İlgili atasözleri ve anlamları


İçinde "deve" sözcüğü geçen atasözleri ve açıklamaları:

  • Deve bir akçeye (götür, hani akçe), deve bin akçeye (getir, hani deve): İnsan, parası yoksa almak istediği şeyi yok pahasına da satsalar alamaz. Parası varsa, değerinden kat kat fazlasını da isteseler onu satın almak ister, ama bulamaz.
  • Deve boynuz ararken kulaktan olmuş: Elindekiyle yetinmeyip daha çoğunu isteyen, elindekini de yitirir.
  • Deve büyüktür amma beşini bir eşek yeder: İnsan görünüşte büyük olmakla akıl büyük olmaz, bir akıllı birçok az akıllıyı arkasından sürükler.
  • Deve, deve yerine çöker → Deve yerine deve çöker.
  • Deve Kabe'ye gitmekle hacı olmaz: Gerekli niteliklerden yoksun olan kişi, bir takım gereklilikleri yerine getirse bile kişiliğine değer kazandıramaz.
  • Deve yerine deve çöker: Değerli bir kimseden boşalan yeri ancak o değerde başka bir kimse doldurabilir.
  • Deveden büyük fil var: Herhangi bir konuda söz sahibi olanlardan daha büyük, daha yetkili biri mutlaka vardır.
  • Devenin derisi (yünü, silkintisi) eşeğe yük olur: Büyük insanlar ölünce bıraktıkları sıkıntılar, zorluklar küçüklere yüklenir.
  • Deveye bindikten sonra çalı ardına gizlenilmez: Herkesin gözü önündeki, bilinen bir olayı yorumlarla gizlemeye çalışmak, boşuna çaba harcamaktır.
  • Deveye burç gerek olursa boynunu uzatır: Kişi kendisine gerekli olan şeyi elde etmek için o yoldaki yorgunluğa katlanmalıdır.
  • Deveye "inişi mi seversin yokuşu mu?" demişler: "düz, yere mi (düze kıran mı) girdi?" demiş: Bir işi kolay, sıkıntısız yapmak varken, şu ya da bu biçimde aşırı ve zor yola başvurmanın anlamı yoktur.
  • Deveyi yardan uçuran (atan) bir tutam ottur: Küçük bir açgözlülük, kimi zaman çok büyük zarara yol açabilir.

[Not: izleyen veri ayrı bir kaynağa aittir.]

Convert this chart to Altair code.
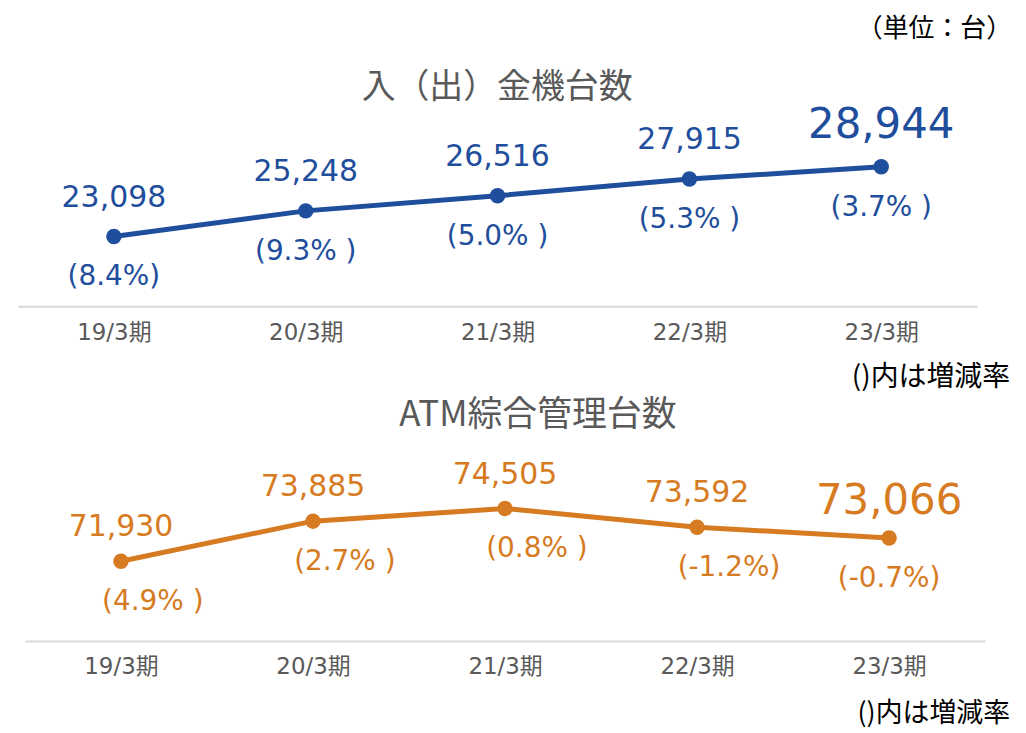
import altair as alt
import pandas as pd

periods = ["19/3期", "20/3期", "21/3期", "22/3期", "23/3期"]
deposit_units = [23098, 25248, 26516, 27915, 28944]
deposit_growth = ["(8.4%)", "(9.3% )", "(5.0% )", "(5.3% )", "(3.7% )"]
atm_units = [71930, 73885, 74505, 73592, 73066]
atm_growth = ["(4.9% )", "(2.7% )", "(0.8% )", "(-1.2%)", "(-0.7%)"]

title_top = "入（出）金機台数"
title_bottom = "ATM綜合管理台数"
unit_note = "（単位：台）"
growth_note = "()内は増減率"

BLUE = "#1F4E9C"
ORANGE = "#D77B22"
GRAY = "#595959"
NUM_FONT = "DejaVu Sans, Noto Sans CJK JP"
JP_FONT = "Noto Sans CJK JP"


def make_df(values, growth):
    return pd.DataFrame({
        "period": periods,
        "value": values,
        "label": [f"{v:,}" for v in values],
        "growth": growth,
        "idx": list(range(len(periods))),
    })


def note(text, x, y, size, color, align="center", font=JP_FONT):
    return alt.Chart(pd.DataFrame({"t": [text]})).mark_text(
        align=align, baseline="middle", font=font, fontSize=size, color=color
    ).encode(x=alt.value(x), y=alt.value(y), text="t:N")


def panel(df, color, ydomain, width, height, xrange, pct_dx, pct_dy, val_dy, notes):
    xscale = alt.Scale(type="point", padding=0.5)
    if xrange is not None:
        xscale = alt.Scale(type="point", padding=0.5, range=xrange)
    base = alt.Chart(df).encode(
        x=alt.X("period:N", sort=periods, scale=xscale,
                axis=alt.Axis(title=None, labelAngle=0, domainColor="#D9D9D9",
                              domainWidth=2, ticks=False, tickSize=0, labelPadding=15,
                              labelFont=NUM_FONT, labelFontSize=23, labelColor=GRAY,
                              grid=False)),
        y=alt.Y("value:Q", scale=alt.Scale(domain=ydomain, nice=False, zero=False), axis=None),
    )
    line = base.mark_line(color=color, strokeWidth=5)
    pts = base.mark_circle(color=color, size=240, opacity=1)
    vals = base.transform_filter("datum.idx < 4").mark_text(
        dy=val_dy, font=NUM_FONT, fontSize=30, color=color).encode(text="label:N")
    big = base.transform_filter("datum.idx == 4").mark_text(
        dy=val_dy - 3, font=NUM_FONT, fontSize=42, color=color).encode(text="label:N")
    pcts_a = base.transform_filter("datum.idx < 4").mark_text(
        dx=pct_dx[0], dy=pct_dy, font=NUM_FONT, fontSize=28, color=color).encode(text="growth:N")
    pcts_b = base.transform_filter("datum.idx == 4").mark_text(
        dx=pct_dx[1], dy=pct_dy, font=NUM_FONT, fontSize=28, color=color).encode(text="growth:N")
    return alt.layer(line, pts, vals, big, pcts_a, pcts_b, *notes).properties(
        width=width, height=height)


df1 = make_df(deposit_units, deposit_growth)
df2 = make_df(atm_units, atm_growth)

top = panel(
    df1, BLUE, [17250, 42140], 963, 298, None, (0, 0), 41, -39,
    [note(unit_note, 998, 20, 26, "#000000", align="right"),
     note(title_top, 481, 79, 34, GRAY)],
)

bottom = panel(
    df2, ORANGE, [68043, 82134], 971, 290, [7, 971], (32, 0), 41, -34,
    [note(growth_note, 996, 26, 28, "#000000", align="right"),
     note(title_bottom, 522, 63, 35, GRAY),
     note(growth_note, 996, 363, 27, "#000000", align="right")],
)

chart = alt.vconcat(top, bottom, spacing=8).properties(
    padding={"left": 10, "top": 0, "right": 6, "bottom": 3},
    background="white",
).configure_view(stroke=None)

chart.save("out.html", embed_options={"renderer": "svg", "actions": False})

  • Deveci ile görüşen kapısını yüksek açmalı: Kendisinden yüksek ve zengin kimselerle düşüp kalkan kişi, bunun gerektirdiği özveriyi göze almalıdır.
  • Esrik devenin çulu eğri gerek: (atasözünün anlamı) Herkesin davranışı durumuna uygun olmalıdır.